A Città del Messico più di 60.000 persone alla marcia contro l’imposizione del neopresidente, spari e arresti a Oaxaca.
Per la terza domenica consecutiva dopo la giornata elettorale, i cittadini della capitale hanno fatto loro le strade per manifestare contro l’imposizione del priista Enrique Peña Nieto come presidente della Repubblica e per chiedere che il Tribunale Elettorale del potere Giuridico della Federazione (TEPJF) renda nulle le elezioni del 1° luglio.
Dopo l’appello di diverse organizzazioni che la scorsa settimana avevano partecipato all’Incontro Nazionale a San Salvador Atenco, tra cui #YoSoy132, migliaia di persone hanno preso parte alla marcia denunciando le irregolarità nell’elezione del candidato del PRI e del suo partito, frodi che devono essere tenute in conto nel momento in cui si deve determinare la reale regolarità elettorale.
A mezzogiorno i manifestanti si sono ritrovati con striscioni e cartelli nelle vicinanze della residenza presidenziale di Los Pinos, attraversando poi la città fino ad arrivare allo Zocalo, la piazza principale, al grido di “Peña, entiende, el pueblo no te quiere” (Peña Nieto, lo capisci, il popolo non ti vuole), e
Aquí se ve, aquí se ve que Peña Nieto presidente no va a ser(Ecco qui si vede che Peña Nieto non diventerà presidente): ad ogni tappa il corteo contava sempre più persone, studenti, famiglie con bambini, anziani, pensionati, lavoratori licenziati: tutti con la convinzione che il 1° di luglio Peña Nieto abbia giocato sporco e la sua elezione sia una negazione della democrazia. Tra i manifestanti figuravano anche lo scrittore Paco Ignacio Taibo II, che, preso il microfono, ha invitato il movimento a resistere e a continuare le mobilitazioni, e il capitano dei vigili del fuoco José Porfirio Cortés, che dopo essere stato elogiato per il suo coraggio nel salvataggio di molte persone durante un grave incendio, è stato licenziato insieme ad altri 8 colleghi per aver chiesto un equipaggiamento più adeguato per il loro lavoro.

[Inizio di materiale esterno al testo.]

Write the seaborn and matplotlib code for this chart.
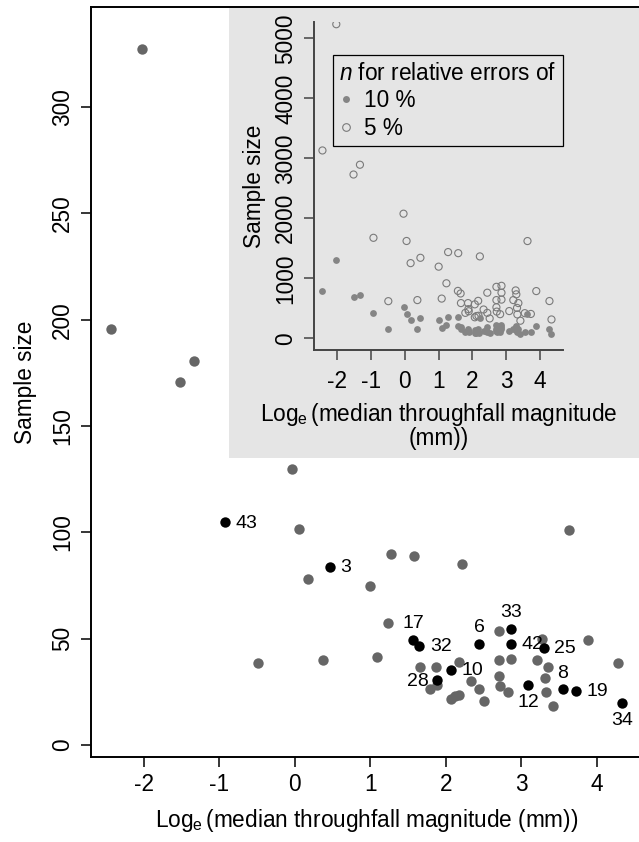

Machete, paliacate e cappello di paglia: uno degli spezzoni più significativi della marcha è stato sicuramente quello degli appartenenti al Fronte Popolare in Difesa della Terra di Atenco, guidato da Trinidad Ramírez e suo marito Ignacio del Valle, che Peña Nieto avrebbe voluto lasciare in carcere per tutta la vita dopo le giornate di Atenco del 2006. Trinidad spiega: “Abbiamo argomenti più che sufficienti per opporci alla salita al potere di Peña, perché, nel nostro caso, aveva avuto la possibilità di rispondere alle nostre richieste, che erano molto semplici, ma ha optato per la repressione".
Marce contro la imposizione si sono svolte in altre 30 città del paese, come Guanajuato, Acapulco, Leon, Cuernavaca, San Cristobal e Morelia.

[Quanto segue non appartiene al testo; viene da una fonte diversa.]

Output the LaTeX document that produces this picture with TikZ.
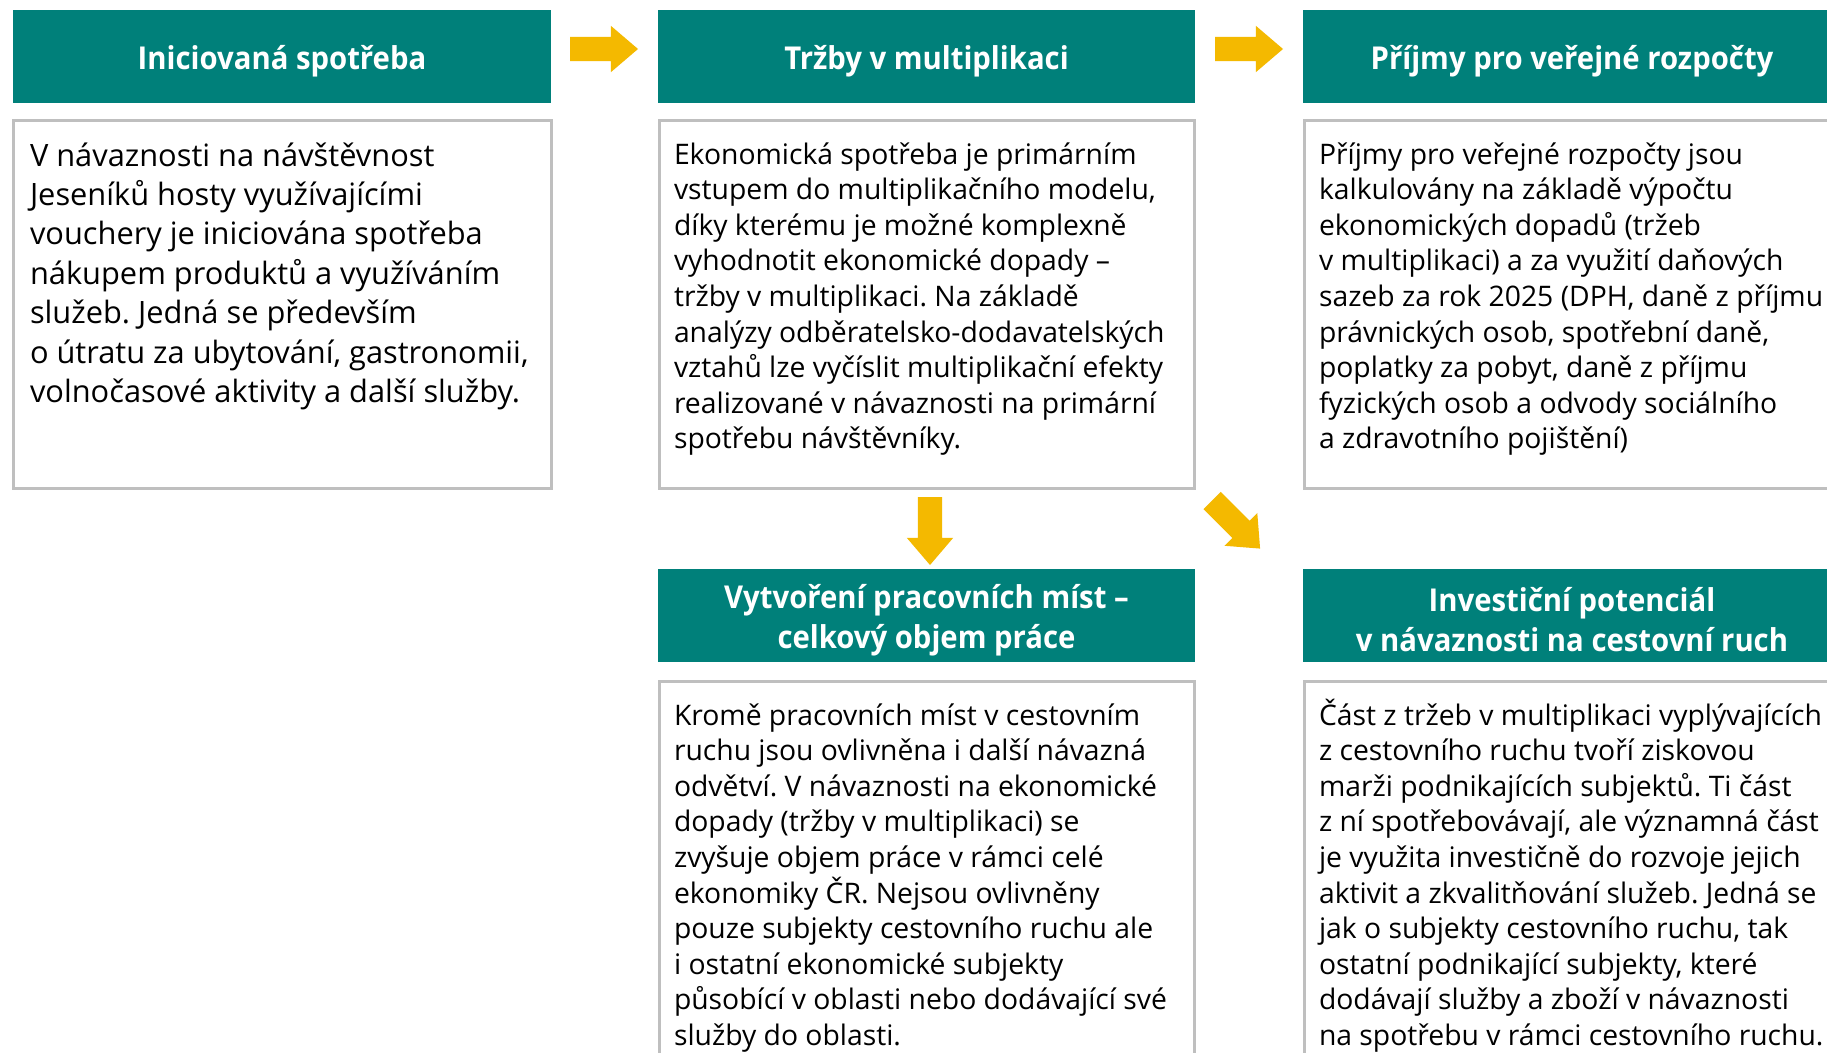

A Oaxaca la manifestazione si è conclusa con l’arresto di 25 giovani (studenti, giornalisti indipendenti e attivisti), tra cui il portavoce del collettivo VOCAL, David Venegas. Dopo un semplice volantinaggio all’interno del supermercato Soriana, la polizia ha reagito sparando alcuni colpi di arma da fuoco e gas lacrimogeni, picchiando e incarcerando i manifestanti e minacciando di violenza sessuale le donne arrestate. Durante l’interrogatorio alcuni hanno ricevuto scosse elettriche.
Grazie all’intervento di gruppi di supporto e avvocati, dopo diverse ore sono stati liberati i primi manifestanti, che all’uscita hanno denunciato le violenze subite.